The Improbability of Love
When lovelorn Annie McDee stumbles across a dirty painting in a junk shop while looking for a present for an unsuitable man, she has no idea what she has discovered. Soon she finds herself drawn unwillingly into the tumultuous London art world, populated by exiled Russian oligarchs, avaricious Sheikas, desperate auctioneers and unscrupulous dealers, all scheming to get their hands on her painting – a lost eighteenth-century masterpiece called ‘The Improbability of Love’. Delving into the painting’s past, Annie will uncover not just an illustrious list of former owners, but some of the darkest secrets of European history – and in doing so she might just learn to open up to the possibility of falling in love again.

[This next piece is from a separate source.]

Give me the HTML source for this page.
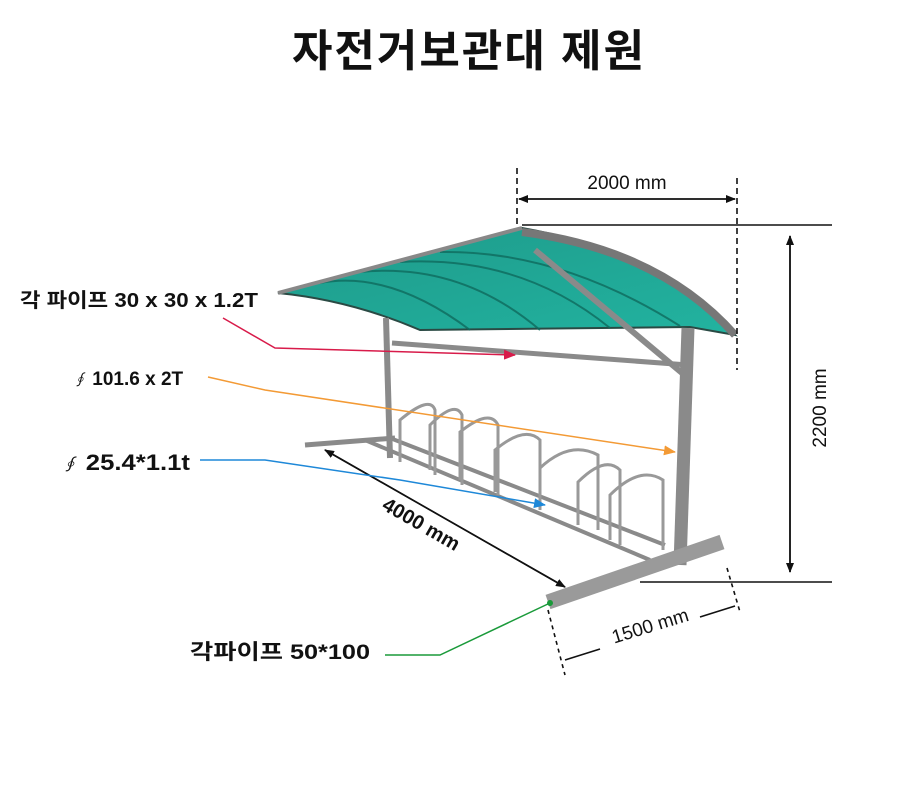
<!DOCTYPE html>
<html><head><meta charset="utf-8"><style>
html,body{margin:0;padding:0;background:#fff;}
svg{display:block;}
text{font-family:"Liberation Sans","Noto Sans CJK KR",sans-serif;fill:#111;}
</style></head><body>
<svg width="900" height="809" viewBox="0 0 900 809" xmlns="http://www.w3.org/2000/svg">
<defs>
<marker id="ak" markerWidth="10" markerHeight="8" refX="9" refY="4" orient="auto" markerUnits="userSpaceOnUse"><path d="M0,0 L10,4 L0,8 Z" fill="#111"/></marker>
<marker id="ar" markerWidth="12" markerHeight="10" refX="11" refY="5" orient="auto" markerUnits="userSpaceOnUse"><path d="M0,0 L12,5 L0,10 Z" fill="#d81b4a"/></marker>
<marker id="ao" markerWidth="12" markerHeight="10" refX="11" refY="5" orient="auto" markerUnits="userSpaceOnUse"><path d="M0,0 L12,5 L0,10 Z" fill="#f39a35"/></marker>
<marker id="ab" markerWidth="12" markerHeight="10" refX="11" refY="5" orient="auto" markerUnits="userSpaceOnUse"><path d="M0,0 L12,5 L0,10 Z" fill="#1e88d8"/></marker>
<marker id="ag" markerWidth="8" markerHeight="8" refX="4" refY="4" orient="auto" markerUnits="userSpaceOnUse"><circle cx="4" cy="4" r="3" fill="#1a9a3a"/></marker>
<linearGradient id="tg" x1="0" y1="0" x2="1" y2="1"><stop offset="0" stop-color="#1e9a8a"/><stop offset="1" stop-color="#22b3a0"/></linearGradient>
</defs>

<text x="469" y="66" text-anchor="middle" font-size="44" font-weight="bold" letter-spacing="2">자전거보관대 제원</text>

<path d="M278,293 L522,228 Q650,250 735,335 L690,327 L420,330 Q350,300 278,293 Z" fill="url(#tg)" stroke="#2a4a44" stroke-width="2"/>
<g stroke="#0f6b5e" stroke-width="2" fill="none" opacity="0.8">
<path d="M320,283 Q390,270 470,330"/><path d="M360,272 Q460,262 540,330"/><path d="M400,262 Q520,255 610,328"/><path d="M440,252 Q560,250 680,326"/>
</g>
<path d="M278,293 L522,228" stroke="#888" stroke-width="4"/>
<path d="M522,232 Q660,250 735,335" stroke="#777" stroke-width="8" fill="none"/>
<g stroke="#8a8a8a" fill="none">
<path d="M535,250 L688,378" stroke-width="6"/>
<path d="M392,343 L688,365" stroke-width="5"/>
<path d="M386,318 L390,458" stroke-width="6"/>
<path d="M688,328 L680,565" stroke-width="13"/>
<path d="M305,445 L395,438" stroke-width="5"/>
<path d="M365,440 L650,560" stroke-width="4"/>
<path d="M390,438 L665,545" stroke-width="4"/>
<path d="M548,602 L722,542" stroke-width="15" stroke="#9a9a9a"/>
</g>
<g stroke="#999" stroke-width="3" fill="none">
<path d="M400,462 L400,420 Q430,395 435,410 L435,475"/>
<path d="M430,470 L430,425 Q455,400 462,415 L462,485"/>
<path d="M460,480 L460,432 Q490,408 498,425 L498,495"/>
<path d="M495,492 L495,450 Q525,425 540,440 L540,510"/>
<path d="M540,510 L540,468 Q570,440 598,455 L598,530"/>
<path d="M578,525 L578,482 Q605,455 620,470 L620,545"/>
<path d="M610,540 L610,495 Q640,465 663,480 L663,550"/>
</g>

<g stroke="#111" stroke-width="1.6">
<line x1="517" y1="168" x2="517" y2="226" stroke-dasharray="6,4"/>
<line x1="737" y1="178" x2="737" y2="370" stroke-dasharray="6,4"/>
<line x1="519" y1="199" x2="735" y2="199" marker-end="url(#ak)"/>
<line x1="735" y1="199" x2="519" y2="199" marker-end="url(#ak)"/>
<line x1="522" y1="225" x2="832" y2="225"/>
<line x1="640" y1="582" x2="832" y2="582"/>
<line x1="790" y1="572" x2="790" y2="236" marker-end="url(#ak)"/>
<line x1="790" y1="236" x2="790" y2="572" marker-end="url(#ak)"/>
<line x1="325" y1="450" x2="565" y2="587" marker-end="url(#ak)"/>
<line x1="565" y1="587" x2="325" y2="450" marker-end="url(#ak)"/>
<line x1="548" y1="610" x2="565" y2="675" stroke-dasharray="4,4"/>
<line x1="727" y1="568" x2="740" y2="612" stroke-dasharray="4,4"/>
<line x1="565" y1="660" x2="600" y2="649"/>
<line x1="700" y1="617" x2="735" y2="606"/>
</g>
<text x="627" y="189" text-anchor="middle" font-size="19">2000 mm</text>
<text transform="translate(826,408) rotate(-90)" text-anchor="middle" font-size="19">2200 mm</text>
<text transform="translate(418,530) rotate(30)" text-anchor="middle" font-size="20" font-weight="bold">4000 mm</text>
<text transform="translate(652,632) rotate(-17)" text-anchor="middle" font-size="19">1500 mm</text>

<text x="20" y="307" font-size="20" font-weight="bold" textLength="238" lengthAdjust="spacingAndGlyphs">각 파이프 30 x 30 x 1.2T</text>
<text x="72" y="385" font-size="19" font-weight="bold"><tspan font-style="italic" font-weight="normal" font-size="15">∮</tspan> 101.6 x 2T</text>
<text x="60" y="470" font-size="22" font-weight="bold" textLength="130" lengthAdjust="spacingAndGlyphs"><tspan font-style="italic" font-weight="normal" font-size="16">∮</tspan> 25.4*1.1t</text>
<text x="190" y="659" font-size="21" font-weight="bold" textLength="180" lengthAdjust="spacingAndGlyphs">각파이프 50*100</text>

<polyline points="223,318 275,348 515,355" fill="none" stroke="#d81b4a" stroke-width="1.5" marker-end="url(#ar)"/>
<polyline points="208,377 265,390 675,452" fill="none" stroke="#f39a35" stroke-width="1.5" marker-end="url(#ao)"/>
<polyline points="200,460 265,460 400,480 545,505" fill="none" stroke="#1e88d8" stroke-width="1.5" marker-end="url(#ab)"/>
<polyline points="385,655 440,655 550,603" fill="none" stroke="#1a9a3a" stroke-width="1.5" marker-end="url(#ag)"/>
</svg>
</body></html>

Annie, working in London as a chef, whilst trying to mend a broken heart, finds a painting in a junk shop. Unbeknownst to her it is a lost masterpiece by French painter, Antoine Watteau.
What follows is a mystery that has links to Nazi Germany, a love story, an art history lesson, and a food extravaganza.
It took a while to get into the book. I found there were too many characters, most of whom were not fleshed out and could easily have been dispensed with: rich aristocrats vying for who could spend the most money in the most ridiculous ways.
I enjoyed Annie’s character, her relationship with her mother and Jesse and their attempts to find out the history of the painting. If the book had been pared down to her and the painting’s story it would have been better for it.
The history of the painting is brought to life in an original way by the painting itself, narrating through the 300 years, in chapters throughout the book. Hannah Rothschild is a big player in the art world and her knowledge shines through, giving us an inside view of how the art world works.
Their is much food to be had in the book, as Annie’s career as a chef takes off and these are wonderful chapters. The descriptions of the dishes and the cooking are mouthwatering.
This is a book that I found enjoyable, but would have been more so if the surfeit of superfluous characters had been culled. The ending is, after all the detail, a little rushed to say the least. However if you want to lose yourself in the art world with a mystery and a love story thrown in, you could do a lot worse than this. A good holiday read.